Larfleeze, the Orange Lantern, you all know him, everybody knows Larfleeze, is the villain of issue 3. He suffers a fate worse than death or conscription: He becomes a KFC franchise owner. He’s never going to get the grease smell out of planet Okaara, which as everyone knows is where Larfleeze lives. Someone should be protecting this poor alien from Colonel Sanders, but the Green Lantern just stands there and watches this happen.
I expected more from the Green Lantern because on the cover of issue three, he’s destroying a bucket of fried chicken. This is what I wish would happen to me every time I think of eating some KFC. If I could hire a superhero to blast a KFC bucket out of my hands twice a year I would, and my digestive tract would thank me.
The third and final adventure of Colonel Sanders and The Green Lantern is where DC crossed the line. They abandoned the Sanders multiverse and did a simple plot where Colonel Sanders wanted to deliver his zesty chicken sandwiches to the hungry aliens of the universe, so he enlisted the Green Lantern Corps to help him. The Green Lantern Corps is a public service and he turned them into an intergalactic UberEats. Then, when Larflezze steals all of the sandwiches for himself, The Colonel hunts him down, using The Green Lantern as a Pinkerton to demand payment.
We already know how this ends. Larfleeze is consumed into the Colonel Sanders symbiote. The Orange Lanterns Corps, famously the lantern that represents avarice, extreme greed, yeah, they all work for Colonel Sanders now.
The KFC/DC comic book universe is canonically Earth 1 (the one WE live on), which is the most threatening way this comic book could have phrased that. In Marvel comics, our universe is Earth-1218, where Superheroes don’t exist, and the Marvel Universe that we read about in comics is Earth-616. In DC comics, the DC universe is called Earth Prime, or Earth 0. Earth 1 is the most dystopian version of Earth in these comics. The Daily Planet is reporting on Colonel Sanders’ battle for chicken supremacy. Was it a slow news day, or does the resurrected chicken man have that much power and influence over the world? Maybe next issue the writers could consider The Colonel throwing some delicious, affordable sides to distract a bank robber rather than enslaving a galaxy in his chicken franchise.

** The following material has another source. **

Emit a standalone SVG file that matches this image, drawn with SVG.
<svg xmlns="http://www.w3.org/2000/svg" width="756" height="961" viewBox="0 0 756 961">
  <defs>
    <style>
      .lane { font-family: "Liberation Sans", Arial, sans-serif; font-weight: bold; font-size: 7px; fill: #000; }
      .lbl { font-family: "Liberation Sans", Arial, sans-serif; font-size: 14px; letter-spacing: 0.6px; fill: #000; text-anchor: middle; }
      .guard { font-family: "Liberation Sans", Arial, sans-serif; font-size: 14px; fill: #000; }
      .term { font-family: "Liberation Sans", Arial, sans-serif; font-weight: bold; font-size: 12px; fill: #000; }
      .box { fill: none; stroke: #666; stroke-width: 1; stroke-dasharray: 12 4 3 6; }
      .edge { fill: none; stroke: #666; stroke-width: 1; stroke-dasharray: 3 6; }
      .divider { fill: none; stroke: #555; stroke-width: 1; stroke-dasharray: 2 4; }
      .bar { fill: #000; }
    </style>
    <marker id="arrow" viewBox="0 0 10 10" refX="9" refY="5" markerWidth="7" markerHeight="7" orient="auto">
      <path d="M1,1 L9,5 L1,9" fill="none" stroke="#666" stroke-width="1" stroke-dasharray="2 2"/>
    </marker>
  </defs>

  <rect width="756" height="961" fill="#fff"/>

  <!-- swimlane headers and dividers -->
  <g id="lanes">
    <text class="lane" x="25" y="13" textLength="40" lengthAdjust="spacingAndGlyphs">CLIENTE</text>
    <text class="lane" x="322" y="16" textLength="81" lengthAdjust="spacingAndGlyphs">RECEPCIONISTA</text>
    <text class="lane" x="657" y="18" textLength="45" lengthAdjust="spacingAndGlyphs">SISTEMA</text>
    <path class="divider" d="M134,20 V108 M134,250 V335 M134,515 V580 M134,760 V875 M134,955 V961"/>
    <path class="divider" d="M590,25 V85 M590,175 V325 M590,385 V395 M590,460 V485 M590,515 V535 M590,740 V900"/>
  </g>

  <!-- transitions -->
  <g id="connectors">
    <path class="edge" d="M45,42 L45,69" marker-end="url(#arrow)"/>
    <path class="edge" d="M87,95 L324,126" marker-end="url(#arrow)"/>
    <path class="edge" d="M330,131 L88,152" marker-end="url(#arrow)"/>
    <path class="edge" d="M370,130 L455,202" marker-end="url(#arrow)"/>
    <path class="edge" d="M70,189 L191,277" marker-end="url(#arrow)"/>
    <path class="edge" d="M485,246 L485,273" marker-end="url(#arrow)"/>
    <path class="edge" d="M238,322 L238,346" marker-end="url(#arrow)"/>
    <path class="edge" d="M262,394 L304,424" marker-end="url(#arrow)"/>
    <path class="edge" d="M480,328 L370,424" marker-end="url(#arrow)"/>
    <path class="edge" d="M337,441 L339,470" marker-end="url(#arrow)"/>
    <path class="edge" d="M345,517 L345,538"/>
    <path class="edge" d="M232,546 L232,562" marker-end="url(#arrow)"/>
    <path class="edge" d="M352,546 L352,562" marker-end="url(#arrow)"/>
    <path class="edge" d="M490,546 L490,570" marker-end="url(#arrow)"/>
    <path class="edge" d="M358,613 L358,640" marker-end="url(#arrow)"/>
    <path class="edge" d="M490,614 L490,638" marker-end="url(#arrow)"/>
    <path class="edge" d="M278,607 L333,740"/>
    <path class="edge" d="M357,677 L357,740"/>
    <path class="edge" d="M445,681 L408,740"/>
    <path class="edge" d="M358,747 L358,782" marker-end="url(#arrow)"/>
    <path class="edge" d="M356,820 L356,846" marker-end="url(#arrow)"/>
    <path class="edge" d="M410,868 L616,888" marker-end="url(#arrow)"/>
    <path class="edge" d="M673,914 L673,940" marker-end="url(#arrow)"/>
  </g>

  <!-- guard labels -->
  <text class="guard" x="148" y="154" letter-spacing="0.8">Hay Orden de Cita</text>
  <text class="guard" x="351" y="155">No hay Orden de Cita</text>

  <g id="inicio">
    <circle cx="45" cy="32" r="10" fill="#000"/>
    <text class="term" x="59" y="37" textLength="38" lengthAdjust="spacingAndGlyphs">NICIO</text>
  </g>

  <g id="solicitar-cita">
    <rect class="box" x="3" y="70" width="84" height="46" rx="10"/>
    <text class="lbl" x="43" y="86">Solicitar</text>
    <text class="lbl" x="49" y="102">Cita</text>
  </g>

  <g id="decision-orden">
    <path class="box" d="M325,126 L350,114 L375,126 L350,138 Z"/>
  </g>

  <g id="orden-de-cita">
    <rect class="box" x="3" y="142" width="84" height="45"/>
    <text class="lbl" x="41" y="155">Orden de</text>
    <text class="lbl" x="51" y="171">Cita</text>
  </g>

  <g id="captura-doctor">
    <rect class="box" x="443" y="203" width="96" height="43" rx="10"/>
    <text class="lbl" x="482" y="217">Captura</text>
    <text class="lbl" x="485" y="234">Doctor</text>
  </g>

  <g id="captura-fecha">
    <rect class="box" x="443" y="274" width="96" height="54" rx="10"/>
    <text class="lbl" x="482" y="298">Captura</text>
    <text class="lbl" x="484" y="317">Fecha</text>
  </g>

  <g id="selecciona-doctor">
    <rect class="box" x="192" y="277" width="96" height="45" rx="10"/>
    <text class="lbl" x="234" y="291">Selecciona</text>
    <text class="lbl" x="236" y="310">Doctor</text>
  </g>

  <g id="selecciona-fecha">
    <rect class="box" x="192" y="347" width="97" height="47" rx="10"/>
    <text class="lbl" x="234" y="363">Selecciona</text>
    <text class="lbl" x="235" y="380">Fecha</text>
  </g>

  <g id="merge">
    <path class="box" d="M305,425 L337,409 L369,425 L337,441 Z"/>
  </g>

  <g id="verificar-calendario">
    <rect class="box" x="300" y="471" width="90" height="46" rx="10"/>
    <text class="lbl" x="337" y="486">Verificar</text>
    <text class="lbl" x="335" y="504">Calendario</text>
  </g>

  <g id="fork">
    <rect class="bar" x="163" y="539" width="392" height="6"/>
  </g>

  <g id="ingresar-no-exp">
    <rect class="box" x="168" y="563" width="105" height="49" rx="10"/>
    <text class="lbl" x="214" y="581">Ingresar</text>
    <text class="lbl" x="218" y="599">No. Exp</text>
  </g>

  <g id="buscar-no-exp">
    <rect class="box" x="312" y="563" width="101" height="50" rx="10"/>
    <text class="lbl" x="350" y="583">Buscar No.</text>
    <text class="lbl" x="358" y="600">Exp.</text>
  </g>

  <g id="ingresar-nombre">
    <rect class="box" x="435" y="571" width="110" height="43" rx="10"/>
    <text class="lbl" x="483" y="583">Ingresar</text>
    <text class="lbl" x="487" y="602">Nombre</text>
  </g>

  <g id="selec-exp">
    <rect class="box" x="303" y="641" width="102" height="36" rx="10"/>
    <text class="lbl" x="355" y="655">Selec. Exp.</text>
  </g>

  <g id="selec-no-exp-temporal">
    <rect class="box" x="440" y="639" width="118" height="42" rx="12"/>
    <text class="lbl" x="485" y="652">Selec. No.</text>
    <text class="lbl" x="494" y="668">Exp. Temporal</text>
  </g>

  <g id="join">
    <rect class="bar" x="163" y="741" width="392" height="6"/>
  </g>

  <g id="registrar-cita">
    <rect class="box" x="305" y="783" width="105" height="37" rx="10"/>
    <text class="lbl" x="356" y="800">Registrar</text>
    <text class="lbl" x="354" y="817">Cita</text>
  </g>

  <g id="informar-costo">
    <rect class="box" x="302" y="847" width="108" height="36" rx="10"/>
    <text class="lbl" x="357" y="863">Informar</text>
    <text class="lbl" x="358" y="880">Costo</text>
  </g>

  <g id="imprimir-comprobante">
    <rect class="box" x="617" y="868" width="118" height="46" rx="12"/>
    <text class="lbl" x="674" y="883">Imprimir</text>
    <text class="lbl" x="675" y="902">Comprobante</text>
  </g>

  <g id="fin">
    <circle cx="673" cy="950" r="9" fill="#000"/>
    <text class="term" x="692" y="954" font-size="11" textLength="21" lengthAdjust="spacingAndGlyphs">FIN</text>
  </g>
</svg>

All of these mascots that are powerful, rich men are about to fall way out of favor. I’m looking at you, Mr. Fucking Peanut. We don’t need that shit right now. Don’t give them a multiverse and an intergalactic goon squad. Nobody wants that, KFC. I don’t want to purchase chicken from the best possible version of this man, which is a cartoon with a big head and a tiny stick figure body instead of his weird little bow tie. This intergalactic oligarch might get me to swear off fried chicken forever, or at least hire The Green Lantern to blast it out of my hands.
This article was brought to you by our fine sponsor and Hot Dog Supreme: Yvonne Clapham who found asylum on Earth-43, where the bloodsucking overlords at least have the decency to call themselves vampires.
3 replies on “Nerding Day: The KFC DC Crossover🌭”
When I was little, my siblings and I invented a universe of bizarre characters for our games, one of whom was The Burnel, who was Colonel Sanders’ evil twin, who loved serving burned chicken. The Burnel was blamed whenever Mom or one of us burned food.
Colonel Sunder is a perfect counterpart for The Burnel.
I want to know more about the man-sized chicken Colonel Sanders. Does he come from a universe where they eat fried human, or what?
Little bummed that this didn’t continue until we got a KFC themed pastiche of the “My sidekick is a junkie!” cover from Green Lantern/Green Arrow #85.